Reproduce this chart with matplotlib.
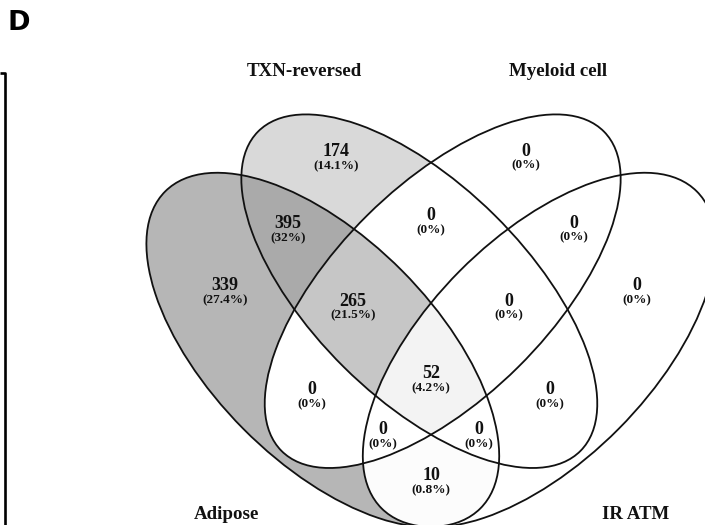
--
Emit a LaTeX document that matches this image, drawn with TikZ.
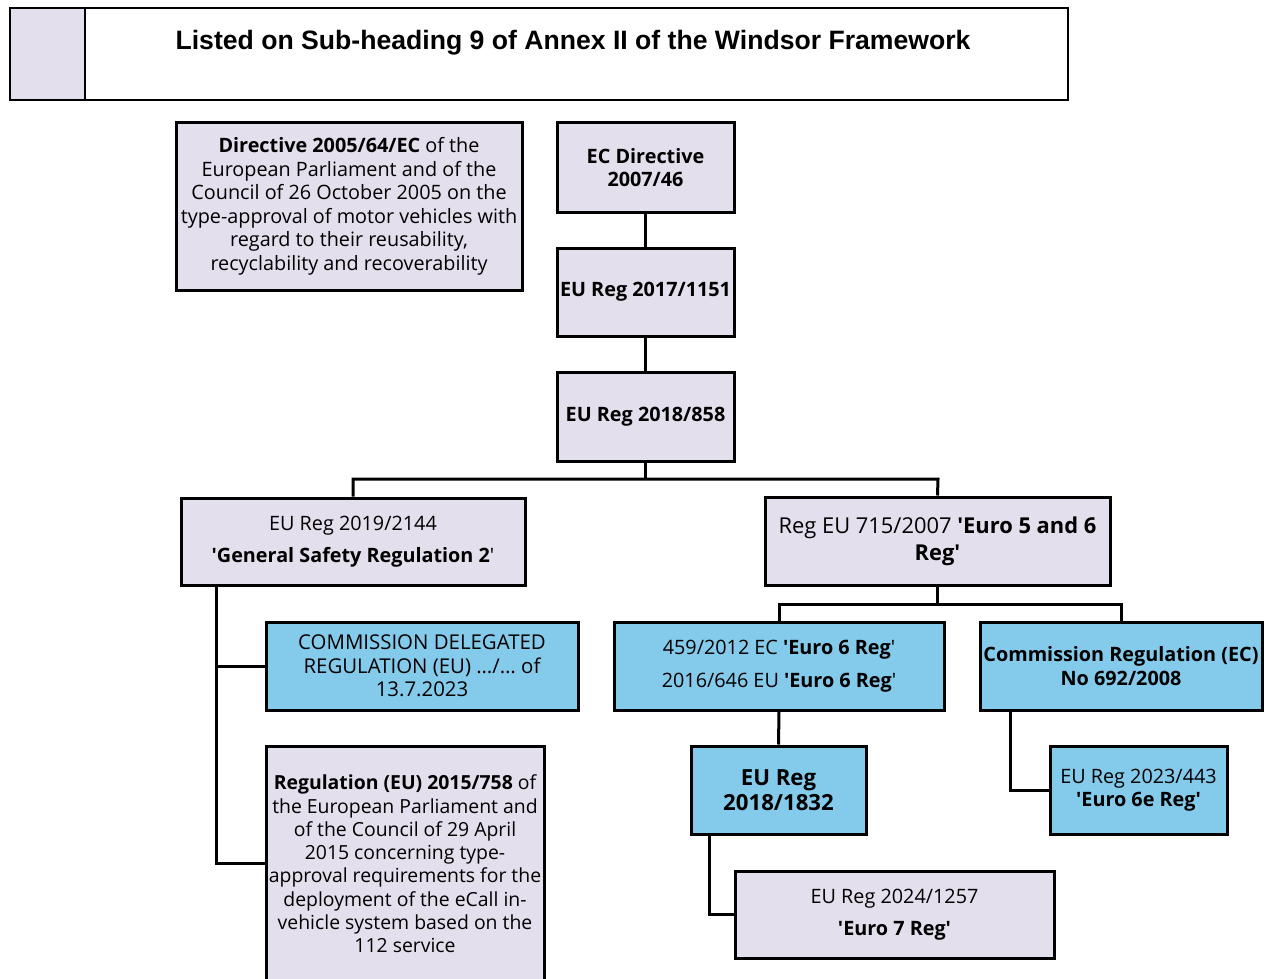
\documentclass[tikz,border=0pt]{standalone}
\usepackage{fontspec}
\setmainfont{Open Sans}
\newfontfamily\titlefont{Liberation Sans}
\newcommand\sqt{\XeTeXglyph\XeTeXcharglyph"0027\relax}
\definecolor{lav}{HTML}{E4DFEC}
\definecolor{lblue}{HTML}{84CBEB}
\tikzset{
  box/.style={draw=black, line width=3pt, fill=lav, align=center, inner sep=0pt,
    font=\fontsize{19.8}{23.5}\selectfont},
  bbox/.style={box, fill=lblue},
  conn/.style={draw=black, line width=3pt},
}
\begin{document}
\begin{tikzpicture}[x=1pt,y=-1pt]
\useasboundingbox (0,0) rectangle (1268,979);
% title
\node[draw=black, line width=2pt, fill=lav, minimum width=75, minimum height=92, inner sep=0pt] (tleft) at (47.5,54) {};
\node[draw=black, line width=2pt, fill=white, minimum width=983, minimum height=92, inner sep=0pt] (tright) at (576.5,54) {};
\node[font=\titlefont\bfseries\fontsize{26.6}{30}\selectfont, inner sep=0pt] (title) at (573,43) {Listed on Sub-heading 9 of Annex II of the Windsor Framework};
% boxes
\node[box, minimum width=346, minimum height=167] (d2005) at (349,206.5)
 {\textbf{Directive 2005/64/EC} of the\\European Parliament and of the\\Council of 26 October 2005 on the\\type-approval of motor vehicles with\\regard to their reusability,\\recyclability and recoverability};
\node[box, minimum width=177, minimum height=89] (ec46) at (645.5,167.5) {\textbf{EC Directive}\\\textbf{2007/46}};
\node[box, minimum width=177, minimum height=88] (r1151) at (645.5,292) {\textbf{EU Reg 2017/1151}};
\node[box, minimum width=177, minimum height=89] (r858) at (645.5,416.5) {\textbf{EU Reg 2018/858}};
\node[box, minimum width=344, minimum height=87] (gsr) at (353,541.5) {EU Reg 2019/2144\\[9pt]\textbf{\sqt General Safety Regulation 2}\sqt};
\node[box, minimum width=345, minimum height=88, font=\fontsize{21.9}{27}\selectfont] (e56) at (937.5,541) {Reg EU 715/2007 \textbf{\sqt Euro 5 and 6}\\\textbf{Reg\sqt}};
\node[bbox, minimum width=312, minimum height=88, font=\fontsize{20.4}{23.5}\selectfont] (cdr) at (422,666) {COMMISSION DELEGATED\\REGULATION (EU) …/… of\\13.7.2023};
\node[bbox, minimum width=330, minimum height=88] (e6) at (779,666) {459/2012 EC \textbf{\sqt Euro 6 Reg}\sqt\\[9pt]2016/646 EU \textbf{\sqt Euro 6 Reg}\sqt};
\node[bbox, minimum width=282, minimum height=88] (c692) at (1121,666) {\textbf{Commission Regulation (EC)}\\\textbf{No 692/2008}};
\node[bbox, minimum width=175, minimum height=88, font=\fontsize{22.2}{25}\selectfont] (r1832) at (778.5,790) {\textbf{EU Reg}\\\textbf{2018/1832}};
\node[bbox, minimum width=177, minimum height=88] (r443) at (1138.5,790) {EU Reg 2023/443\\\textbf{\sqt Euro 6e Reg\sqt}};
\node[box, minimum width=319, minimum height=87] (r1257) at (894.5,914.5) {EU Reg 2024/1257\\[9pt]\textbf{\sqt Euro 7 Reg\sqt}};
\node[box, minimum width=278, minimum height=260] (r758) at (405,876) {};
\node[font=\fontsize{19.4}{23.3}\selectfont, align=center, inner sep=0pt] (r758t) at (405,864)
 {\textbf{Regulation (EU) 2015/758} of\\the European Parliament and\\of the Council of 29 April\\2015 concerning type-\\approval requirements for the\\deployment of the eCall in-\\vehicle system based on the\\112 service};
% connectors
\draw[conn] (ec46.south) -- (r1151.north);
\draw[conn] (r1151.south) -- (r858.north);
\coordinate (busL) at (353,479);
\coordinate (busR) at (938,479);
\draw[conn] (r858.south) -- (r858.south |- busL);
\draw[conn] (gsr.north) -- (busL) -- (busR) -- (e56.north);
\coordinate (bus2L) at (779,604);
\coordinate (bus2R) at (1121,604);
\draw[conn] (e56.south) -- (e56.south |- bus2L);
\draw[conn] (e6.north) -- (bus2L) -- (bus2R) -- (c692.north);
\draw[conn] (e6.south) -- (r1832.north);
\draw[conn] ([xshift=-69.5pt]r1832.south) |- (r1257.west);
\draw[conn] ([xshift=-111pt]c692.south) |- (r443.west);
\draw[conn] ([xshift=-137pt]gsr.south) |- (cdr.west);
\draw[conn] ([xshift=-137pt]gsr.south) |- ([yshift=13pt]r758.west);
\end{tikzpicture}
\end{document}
* * *
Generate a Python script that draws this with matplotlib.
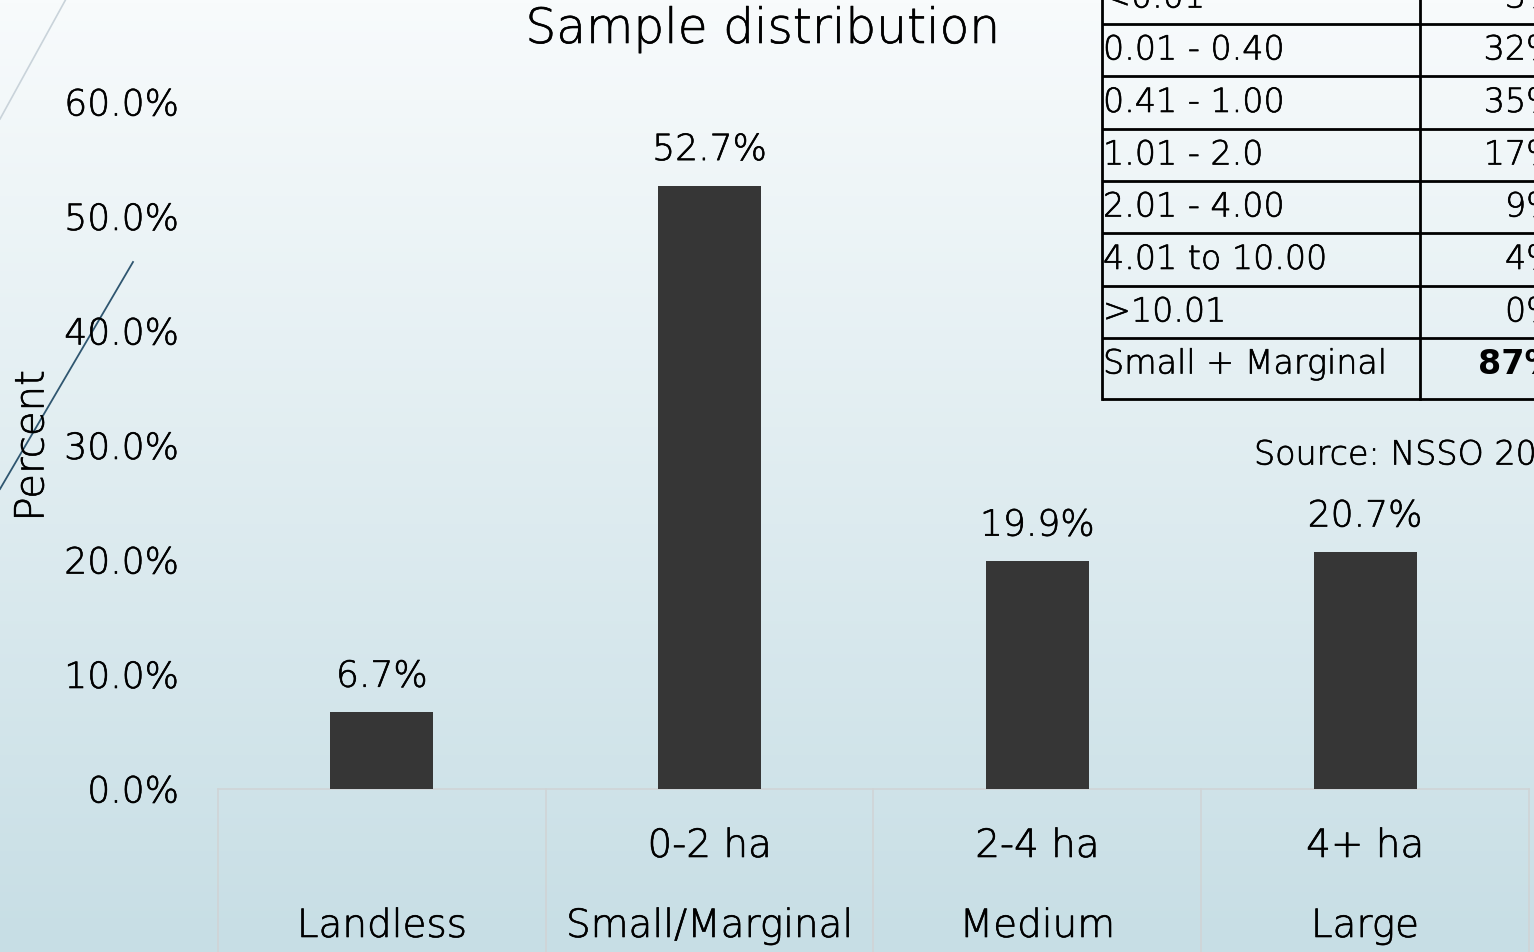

What to produce
Looking at the records above, say how many lines hold the string "that". Write nothing but the number.

Answer to the problem
2